The kudzu bug has arrived from Asia, and it's spreading rapidly throughout the southeastern United States. Considering that the bug usually eats kudzu, an invasive plant that has displaced many native species and wreaked environmental havoc, one might be tempted to think that this isn't such a bad thing.
But there's just one problem: The kudzu bug is also rather fond of eating soybeans, and new research shows it can complete an entire life cycle on soybean plants, devastating whole fields of the legume. It also has no known natural predators in the United States.
Given the bugs' ravenous appetite and ever-expanding range, the insect is poised to create real trouble for soybean farmers nationwide, and perhaps even in other countries, said Dominic Reisig, a researcher at North Carolina State University.
The bug, native to Japan and East Asia, was first found in the United States in 2009 in Atlanta, Georgia, Reisig said. By 2010, it was only found in one county in North Carolina, two states to the north. By 2011, it was found in half of the state's counties. Last year, it was found in every county sampled.
It can now be found as far west as Mississippi and Tennessee and north to Virginia. From 2011 to 2012, the estimated cost of treating the insect in North Carolina alone increased more than tenfold, to $840,000, Reisig said. It's likely to cost more than ten times that much to treat it this year, he said.
The kudzu bug has a unique lifestyle. The first generation hatches in the spring. Then these bugs lay eggs and give rise to a second generation in the summer. These second-generation insects mature in a couple months and lay eggs that hatch in the spring.
The kudzu bug was previously thought to have just chomped away at the kudzu plant. Then some first-generation adults were found transferring to soybeans and laying eggs that grew up eating the crop. And Reisig's research has found that these pernicious bugs can survive on soybeans during all phases of their lives. His latest study was published recently in Journal of Economic Entomology.
One experiment in Georgia illustrates the impact of the bugs. The experiment looked at two fields, both infested with kudzu bugs; one field was sprayed with insecticide, while the other was left alone. The untreated field lost 70 percent of its yield compared to the treated one, Reisig said. He estimates that infestations may reduce soybeans yields by about 15 percent on average.

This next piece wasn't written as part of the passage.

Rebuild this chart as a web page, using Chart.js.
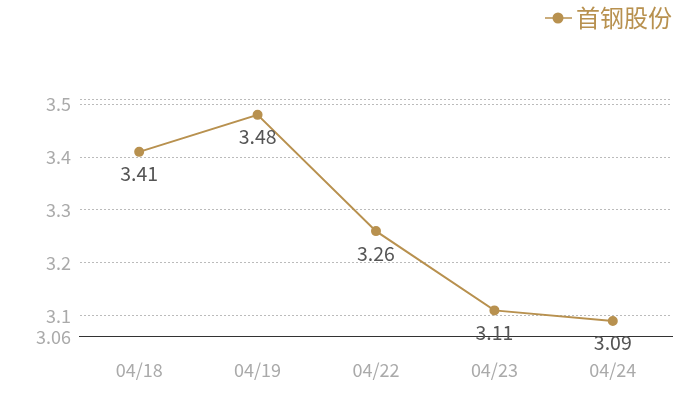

The good news is that the bugs are relatively easy to treat, with one application of common insecticides. But this isn't ideal, since you never want to have to spray more pesticides, Reisig said. There is currently work being done to see if a parasitic wasp—which lays eggs inside the bug's body—can be imported from Japan. But the research is still underway, and getting the necessary approval to introduce an exotic species can take years.
Meanwhile, the bug is spreading quickly, thanks to its strong flying ability. Reisig said the bugs could possibly live just about anywhere that soybeans grow, though it doesn't tolerate cold weather early in the season very well.
The insect is also a capable hitchhiker. The insects are found on tall, white objects—Reisig, as an extension specialist, often gets calls from homeowners annoyed to find a huge group of the bugs on the exterior of their white houses. Considering the bug was first found near an airfield in Atlanta, Reisig guesses that the bugs may have hitched a ride on an airplane. They are likely spreading via automobiles as well. One recent discovery of the bugs, in Mississippi, took place a long distance from the nearest known infestation.
"It looked like it jumped the whole state," Reisig said. "That was on a kudzu patch by the interstate."
The area's soybean farmers better be on the lookout.